> **EXERCISE INSTRUCTIONS**:
Which lines hold the word "Write"? Show each of them.
━━ DATA PROVIDED
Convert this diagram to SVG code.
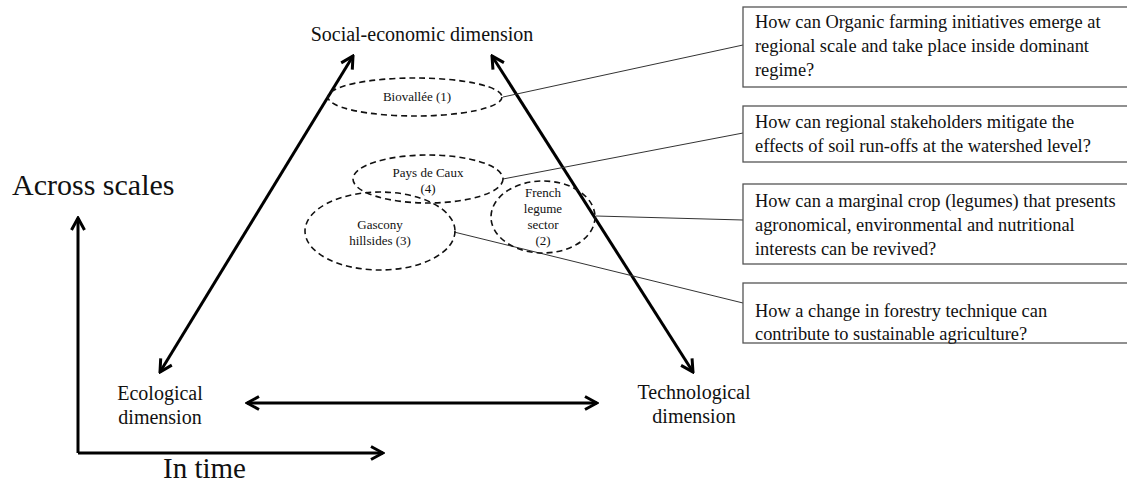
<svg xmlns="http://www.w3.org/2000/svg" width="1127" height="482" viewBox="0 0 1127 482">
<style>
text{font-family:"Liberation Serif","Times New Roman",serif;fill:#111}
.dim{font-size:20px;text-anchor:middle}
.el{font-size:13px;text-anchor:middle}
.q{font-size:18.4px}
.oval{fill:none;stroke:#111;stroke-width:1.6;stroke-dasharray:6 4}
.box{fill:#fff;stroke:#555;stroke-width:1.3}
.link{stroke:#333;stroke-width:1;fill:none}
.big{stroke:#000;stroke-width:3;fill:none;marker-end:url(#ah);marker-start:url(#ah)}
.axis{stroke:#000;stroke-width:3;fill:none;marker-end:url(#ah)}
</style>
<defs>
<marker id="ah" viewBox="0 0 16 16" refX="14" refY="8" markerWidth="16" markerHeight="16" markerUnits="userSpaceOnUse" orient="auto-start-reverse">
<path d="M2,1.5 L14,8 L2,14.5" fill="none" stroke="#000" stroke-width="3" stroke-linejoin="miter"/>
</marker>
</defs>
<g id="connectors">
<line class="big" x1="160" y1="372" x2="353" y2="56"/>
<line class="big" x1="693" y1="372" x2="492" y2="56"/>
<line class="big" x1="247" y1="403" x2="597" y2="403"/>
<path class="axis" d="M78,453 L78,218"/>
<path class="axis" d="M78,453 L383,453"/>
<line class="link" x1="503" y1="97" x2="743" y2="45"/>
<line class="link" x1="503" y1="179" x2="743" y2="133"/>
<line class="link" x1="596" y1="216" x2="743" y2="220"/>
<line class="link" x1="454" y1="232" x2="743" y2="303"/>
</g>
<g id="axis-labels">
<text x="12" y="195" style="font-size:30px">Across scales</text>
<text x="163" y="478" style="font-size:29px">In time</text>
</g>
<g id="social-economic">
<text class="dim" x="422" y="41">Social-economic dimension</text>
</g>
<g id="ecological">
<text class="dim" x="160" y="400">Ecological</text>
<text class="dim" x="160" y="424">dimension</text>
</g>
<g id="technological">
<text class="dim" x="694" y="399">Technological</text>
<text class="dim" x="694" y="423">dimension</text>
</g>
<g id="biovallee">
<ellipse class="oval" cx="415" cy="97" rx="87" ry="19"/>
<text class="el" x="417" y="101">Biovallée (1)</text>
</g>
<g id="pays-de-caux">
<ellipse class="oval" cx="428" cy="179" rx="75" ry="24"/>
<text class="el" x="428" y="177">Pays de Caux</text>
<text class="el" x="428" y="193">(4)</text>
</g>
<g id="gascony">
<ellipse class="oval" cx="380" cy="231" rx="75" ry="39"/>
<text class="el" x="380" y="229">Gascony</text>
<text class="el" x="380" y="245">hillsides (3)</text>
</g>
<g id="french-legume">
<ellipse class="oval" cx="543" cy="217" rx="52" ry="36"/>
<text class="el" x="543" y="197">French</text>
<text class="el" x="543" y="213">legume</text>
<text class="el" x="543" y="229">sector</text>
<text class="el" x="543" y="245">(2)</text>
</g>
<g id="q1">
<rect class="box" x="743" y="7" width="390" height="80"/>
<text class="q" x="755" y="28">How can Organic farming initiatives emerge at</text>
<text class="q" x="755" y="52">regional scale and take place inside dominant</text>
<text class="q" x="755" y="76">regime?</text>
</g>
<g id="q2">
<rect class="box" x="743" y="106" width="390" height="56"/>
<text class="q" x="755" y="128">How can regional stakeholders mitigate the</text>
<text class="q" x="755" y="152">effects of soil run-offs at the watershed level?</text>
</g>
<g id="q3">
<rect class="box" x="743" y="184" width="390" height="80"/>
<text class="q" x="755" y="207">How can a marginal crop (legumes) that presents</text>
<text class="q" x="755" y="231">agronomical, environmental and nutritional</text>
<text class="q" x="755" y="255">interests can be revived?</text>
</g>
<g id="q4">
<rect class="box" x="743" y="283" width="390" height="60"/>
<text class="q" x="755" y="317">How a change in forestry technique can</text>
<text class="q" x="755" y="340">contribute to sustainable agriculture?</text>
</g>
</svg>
━━━━
━━ DATA PROVIDED
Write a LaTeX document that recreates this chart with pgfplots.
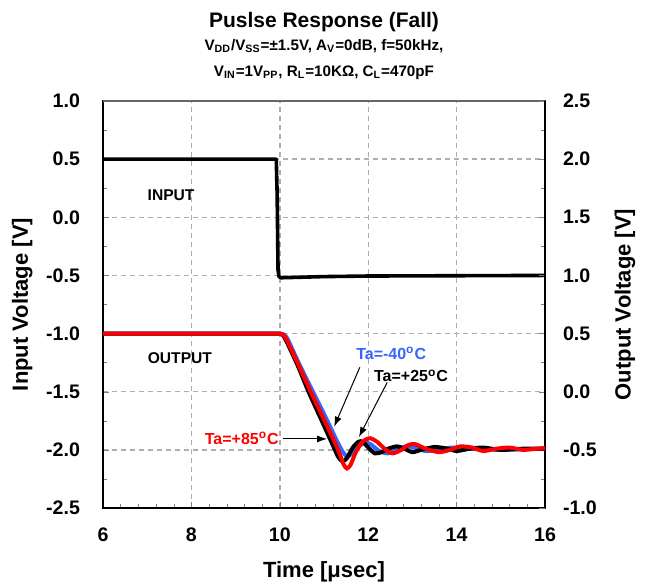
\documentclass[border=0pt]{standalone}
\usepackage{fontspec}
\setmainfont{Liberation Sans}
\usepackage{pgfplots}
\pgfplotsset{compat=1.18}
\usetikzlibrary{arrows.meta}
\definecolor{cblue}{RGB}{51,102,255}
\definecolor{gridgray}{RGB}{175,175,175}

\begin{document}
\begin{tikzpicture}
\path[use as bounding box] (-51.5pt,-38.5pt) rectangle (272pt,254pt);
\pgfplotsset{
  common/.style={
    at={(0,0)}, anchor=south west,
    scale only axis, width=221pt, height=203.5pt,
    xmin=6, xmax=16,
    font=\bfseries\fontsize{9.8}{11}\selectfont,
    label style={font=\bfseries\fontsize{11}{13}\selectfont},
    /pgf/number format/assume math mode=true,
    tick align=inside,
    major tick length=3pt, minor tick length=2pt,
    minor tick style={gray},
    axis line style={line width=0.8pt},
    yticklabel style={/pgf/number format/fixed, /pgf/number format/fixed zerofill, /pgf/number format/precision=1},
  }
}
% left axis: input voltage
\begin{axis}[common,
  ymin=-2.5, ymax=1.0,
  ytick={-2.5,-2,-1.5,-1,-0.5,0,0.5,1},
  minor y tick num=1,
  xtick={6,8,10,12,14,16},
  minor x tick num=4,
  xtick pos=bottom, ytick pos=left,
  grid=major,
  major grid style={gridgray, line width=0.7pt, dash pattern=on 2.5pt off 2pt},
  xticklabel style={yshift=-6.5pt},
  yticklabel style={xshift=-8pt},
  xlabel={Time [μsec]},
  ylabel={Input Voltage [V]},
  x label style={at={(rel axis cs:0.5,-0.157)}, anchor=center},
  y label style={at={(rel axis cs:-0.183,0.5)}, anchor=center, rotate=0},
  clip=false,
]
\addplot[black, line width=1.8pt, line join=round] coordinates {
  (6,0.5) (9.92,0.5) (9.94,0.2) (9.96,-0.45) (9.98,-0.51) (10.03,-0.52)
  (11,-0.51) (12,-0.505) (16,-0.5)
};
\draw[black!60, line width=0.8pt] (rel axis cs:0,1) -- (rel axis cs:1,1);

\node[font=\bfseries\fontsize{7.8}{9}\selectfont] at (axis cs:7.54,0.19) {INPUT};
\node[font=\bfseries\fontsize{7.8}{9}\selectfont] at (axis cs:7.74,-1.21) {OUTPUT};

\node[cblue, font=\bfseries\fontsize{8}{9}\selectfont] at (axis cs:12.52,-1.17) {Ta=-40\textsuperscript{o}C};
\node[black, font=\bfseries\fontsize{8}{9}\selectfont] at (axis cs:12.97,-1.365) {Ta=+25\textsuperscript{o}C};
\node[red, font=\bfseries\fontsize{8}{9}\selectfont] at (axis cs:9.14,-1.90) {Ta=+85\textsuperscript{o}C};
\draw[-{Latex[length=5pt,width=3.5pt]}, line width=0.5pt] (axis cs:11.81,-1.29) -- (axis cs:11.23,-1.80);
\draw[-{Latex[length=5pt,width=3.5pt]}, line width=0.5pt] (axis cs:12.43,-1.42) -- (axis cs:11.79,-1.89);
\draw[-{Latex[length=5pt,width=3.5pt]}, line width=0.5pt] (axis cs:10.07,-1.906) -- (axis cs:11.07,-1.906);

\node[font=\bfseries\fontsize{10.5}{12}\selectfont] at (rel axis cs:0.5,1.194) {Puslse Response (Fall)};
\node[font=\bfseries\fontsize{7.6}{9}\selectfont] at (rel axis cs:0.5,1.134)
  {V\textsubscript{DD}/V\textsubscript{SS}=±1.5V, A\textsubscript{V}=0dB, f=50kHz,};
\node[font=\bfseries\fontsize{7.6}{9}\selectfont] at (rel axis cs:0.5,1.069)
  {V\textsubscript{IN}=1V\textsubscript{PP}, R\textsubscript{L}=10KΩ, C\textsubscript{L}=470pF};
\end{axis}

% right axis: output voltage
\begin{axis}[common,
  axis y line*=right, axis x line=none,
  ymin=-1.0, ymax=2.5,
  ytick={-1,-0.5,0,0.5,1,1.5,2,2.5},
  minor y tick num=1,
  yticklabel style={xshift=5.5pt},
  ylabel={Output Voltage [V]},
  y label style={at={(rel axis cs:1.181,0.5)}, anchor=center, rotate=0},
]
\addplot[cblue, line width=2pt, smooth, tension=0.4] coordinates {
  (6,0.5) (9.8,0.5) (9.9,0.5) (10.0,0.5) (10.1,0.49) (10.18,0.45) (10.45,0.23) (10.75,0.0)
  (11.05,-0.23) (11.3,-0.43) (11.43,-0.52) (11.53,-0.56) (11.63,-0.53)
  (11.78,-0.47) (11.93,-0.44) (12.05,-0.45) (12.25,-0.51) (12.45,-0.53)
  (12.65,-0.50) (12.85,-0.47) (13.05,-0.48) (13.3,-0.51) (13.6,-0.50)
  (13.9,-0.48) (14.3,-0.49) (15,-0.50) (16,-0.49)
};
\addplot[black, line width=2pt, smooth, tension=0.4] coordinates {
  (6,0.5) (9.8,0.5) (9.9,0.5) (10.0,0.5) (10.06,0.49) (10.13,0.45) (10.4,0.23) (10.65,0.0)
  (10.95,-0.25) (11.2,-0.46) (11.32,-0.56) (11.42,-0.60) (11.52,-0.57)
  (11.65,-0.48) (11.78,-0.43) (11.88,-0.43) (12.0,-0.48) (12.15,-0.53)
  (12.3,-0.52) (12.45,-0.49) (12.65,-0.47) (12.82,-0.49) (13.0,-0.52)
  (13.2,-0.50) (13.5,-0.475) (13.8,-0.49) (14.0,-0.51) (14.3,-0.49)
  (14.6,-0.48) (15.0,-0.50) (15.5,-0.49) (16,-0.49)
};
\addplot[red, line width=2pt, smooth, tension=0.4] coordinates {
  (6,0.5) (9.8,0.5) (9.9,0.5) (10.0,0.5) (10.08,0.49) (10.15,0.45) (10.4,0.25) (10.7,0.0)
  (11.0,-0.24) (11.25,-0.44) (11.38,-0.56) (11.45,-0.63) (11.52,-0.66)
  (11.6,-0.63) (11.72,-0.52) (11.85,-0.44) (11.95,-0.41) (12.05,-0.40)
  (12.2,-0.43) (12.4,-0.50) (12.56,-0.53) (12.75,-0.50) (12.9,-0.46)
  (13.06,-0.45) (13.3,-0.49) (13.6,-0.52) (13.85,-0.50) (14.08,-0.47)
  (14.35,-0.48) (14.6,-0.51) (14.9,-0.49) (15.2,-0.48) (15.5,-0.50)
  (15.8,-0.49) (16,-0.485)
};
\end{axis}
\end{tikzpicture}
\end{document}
━━━━
━━ DATA PROVIDED
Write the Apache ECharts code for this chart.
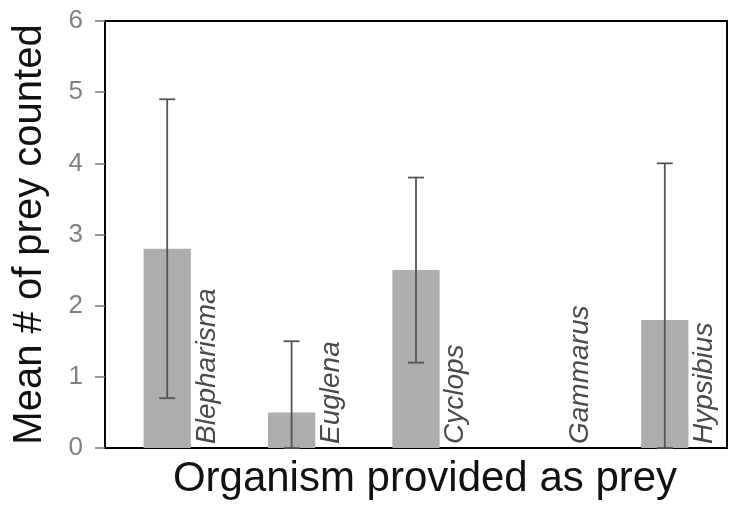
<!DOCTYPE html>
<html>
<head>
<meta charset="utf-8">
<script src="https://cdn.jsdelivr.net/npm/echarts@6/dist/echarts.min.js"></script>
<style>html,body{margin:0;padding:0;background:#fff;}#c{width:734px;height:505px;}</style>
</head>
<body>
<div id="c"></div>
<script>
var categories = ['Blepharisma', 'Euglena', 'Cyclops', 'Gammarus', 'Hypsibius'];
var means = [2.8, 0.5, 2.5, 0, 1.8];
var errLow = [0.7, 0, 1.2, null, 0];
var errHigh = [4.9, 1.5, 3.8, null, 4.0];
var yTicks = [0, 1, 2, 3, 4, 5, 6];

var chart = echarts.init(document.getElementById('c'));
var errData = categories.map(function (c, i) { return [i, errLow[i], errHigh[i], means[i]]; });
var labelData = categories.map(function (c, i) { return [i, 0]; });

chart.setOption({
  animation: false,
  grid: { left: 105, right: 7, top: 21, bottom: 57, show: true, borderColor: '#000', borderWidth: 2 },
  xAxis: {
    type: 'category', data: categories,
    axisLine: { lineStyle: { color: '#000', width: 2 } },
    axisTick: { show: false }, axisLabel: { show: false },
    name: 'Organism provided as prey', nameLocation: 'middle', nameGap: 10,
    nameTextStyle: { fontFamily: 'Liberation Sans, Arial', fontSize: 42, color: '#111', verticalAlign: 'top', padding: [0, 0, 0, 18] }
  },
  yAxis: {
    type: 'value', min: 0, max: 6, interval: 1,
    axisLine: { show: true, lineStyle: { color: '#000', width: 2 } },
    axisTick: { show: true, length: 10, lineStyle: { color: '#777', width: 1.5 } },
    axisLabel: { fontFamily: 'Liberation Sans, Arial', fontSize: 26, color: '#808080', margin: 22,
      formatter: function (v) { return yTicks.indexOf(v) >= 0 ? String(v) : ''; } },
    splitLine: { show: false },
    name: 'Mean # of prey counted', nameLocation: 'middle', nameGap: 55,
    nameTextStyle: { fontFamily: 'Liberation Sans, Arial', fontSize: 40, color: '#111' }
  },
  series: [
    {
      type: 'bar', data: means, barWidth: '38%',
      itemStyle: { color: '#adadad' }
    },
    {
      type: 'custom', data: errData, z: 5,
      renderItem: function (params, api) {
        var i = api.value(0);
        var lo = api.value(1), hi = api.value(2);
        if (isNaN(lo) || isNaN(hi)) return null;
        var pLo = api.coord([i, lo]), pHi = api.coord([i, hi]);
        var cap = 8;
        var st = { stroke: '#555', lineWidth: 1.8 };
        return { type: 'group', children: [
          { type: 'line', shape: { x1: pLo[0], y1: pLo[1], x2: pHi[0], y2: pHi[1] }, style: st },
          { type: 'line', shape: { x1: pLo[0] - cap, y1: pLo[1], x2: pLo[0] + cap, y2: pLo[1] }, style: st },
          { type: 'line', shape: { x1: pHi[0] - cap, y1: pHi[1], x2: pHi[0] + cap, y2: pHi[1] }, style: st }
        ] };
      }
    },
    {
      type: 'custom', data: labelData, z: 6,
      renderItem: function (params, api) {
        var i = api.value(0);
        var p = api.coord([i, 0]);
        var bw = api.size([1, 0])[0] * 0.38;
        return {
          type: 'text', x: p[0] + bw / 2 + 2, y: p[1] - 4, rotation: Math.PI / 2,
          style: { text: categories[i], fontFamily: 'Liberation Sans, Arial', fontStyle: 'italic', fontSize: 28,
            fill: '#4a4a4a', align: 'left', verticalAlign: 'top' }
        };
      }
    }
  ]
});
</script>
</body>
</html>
━━━━
> **EXERCISE RESPONSE**:
Write a LaTeX document that recreates this chart with pgfplots.
Write the Apache ECharts code for this chart.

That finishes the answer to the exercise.